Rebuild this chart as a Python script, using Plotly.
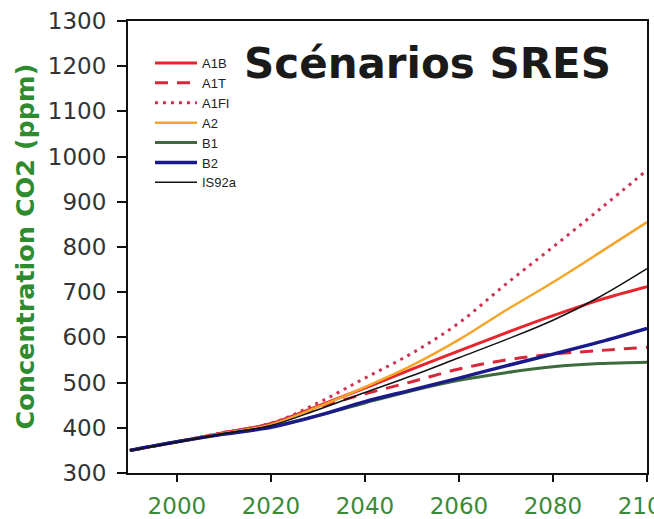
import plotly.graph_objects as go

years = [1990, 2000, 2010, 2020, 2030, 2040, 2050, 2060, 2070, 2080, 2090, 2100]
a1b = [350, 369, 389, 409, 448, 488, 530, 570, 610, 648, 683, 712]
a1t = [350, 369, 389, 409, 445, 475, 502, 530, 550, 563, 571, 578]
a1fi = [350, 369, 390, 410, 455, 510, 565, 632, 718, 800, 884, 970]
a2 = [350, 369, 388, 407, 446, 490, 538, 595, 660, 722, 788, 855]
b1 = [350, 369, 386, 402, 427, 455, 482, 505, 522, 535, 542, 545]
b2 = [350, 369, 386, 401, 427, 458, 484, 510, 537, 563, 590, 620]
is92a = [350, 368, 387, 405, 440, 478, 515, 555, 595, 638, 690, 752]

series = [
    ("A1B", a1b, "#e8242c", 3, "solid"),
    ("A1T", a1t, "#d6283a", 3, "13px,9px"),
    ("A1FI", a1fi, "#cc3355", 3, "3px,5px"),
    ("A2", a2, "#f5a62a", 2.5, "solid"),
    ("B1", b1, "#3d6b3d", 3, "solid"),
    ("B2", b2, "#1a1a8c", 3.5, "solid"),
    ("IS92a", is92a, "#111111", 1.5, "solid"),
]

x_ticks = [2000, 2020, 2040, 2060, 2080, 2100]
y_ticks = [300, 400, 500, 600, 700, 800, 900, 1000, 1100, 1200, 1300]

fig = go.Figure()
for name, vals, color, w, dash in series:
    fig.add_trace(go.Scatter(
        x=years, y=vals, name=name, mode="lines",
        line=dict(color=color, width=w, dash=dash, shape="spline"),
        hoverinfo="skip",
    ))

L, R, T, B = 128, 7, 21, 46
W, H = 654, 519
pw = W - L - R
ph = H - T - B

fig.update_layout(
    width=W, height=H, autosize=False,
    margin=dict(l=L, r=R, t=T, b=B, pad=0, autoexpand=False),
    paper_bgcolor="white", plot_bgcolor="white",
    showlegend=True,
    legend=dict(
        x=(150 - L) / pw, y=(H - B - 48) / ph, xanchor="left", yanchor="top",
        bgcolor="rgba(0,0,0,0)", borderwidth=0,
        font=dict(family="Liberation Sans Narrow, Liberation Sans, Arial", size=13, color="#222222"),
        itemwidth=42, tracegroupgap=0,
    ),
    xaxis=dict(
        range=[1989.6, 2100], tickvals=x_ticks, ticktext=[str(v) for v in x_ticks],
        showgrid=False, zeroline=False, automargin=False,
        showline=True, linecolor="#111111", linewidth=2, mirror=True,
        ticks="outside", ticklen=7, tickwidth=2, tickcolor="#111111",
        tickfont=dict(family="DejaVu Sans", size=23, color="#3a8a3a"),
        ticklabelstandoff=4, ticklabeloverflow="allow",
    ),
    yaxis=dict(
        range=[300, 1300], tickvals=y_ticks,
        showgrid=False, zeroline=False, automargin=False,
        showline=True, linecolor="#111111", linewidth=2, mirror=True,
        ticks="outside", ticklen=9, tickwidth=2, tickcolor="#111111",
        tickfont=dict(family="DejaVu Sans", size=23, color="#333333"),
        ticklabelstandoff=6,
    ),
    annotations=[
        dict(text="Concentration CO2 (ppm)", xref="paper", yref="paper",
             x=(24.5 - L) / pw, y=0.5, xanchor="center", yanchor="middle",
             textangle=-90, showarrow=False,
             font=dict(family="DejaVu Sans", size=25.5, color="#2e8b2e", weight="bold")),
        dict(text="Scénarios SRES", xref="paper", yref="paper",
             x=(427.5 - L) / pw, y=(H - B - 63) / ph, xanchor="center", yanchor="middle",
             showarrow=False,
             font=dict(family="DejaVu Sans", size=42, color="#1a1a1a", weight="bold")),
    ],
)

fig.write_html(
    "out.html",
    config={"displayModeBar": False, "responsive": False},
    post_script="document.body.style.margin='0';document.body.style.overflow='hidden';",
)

EXERCISE PROMPT:
Repeat the lines above, starting at the first and stopping after the line that holds "import plotly.graph_objects as go", with the pictures left out.

SOLUTION TO THIS PROBLEM:
Rebuild this chart as a Python script, using Plotly.
import plotly.graph_objects as go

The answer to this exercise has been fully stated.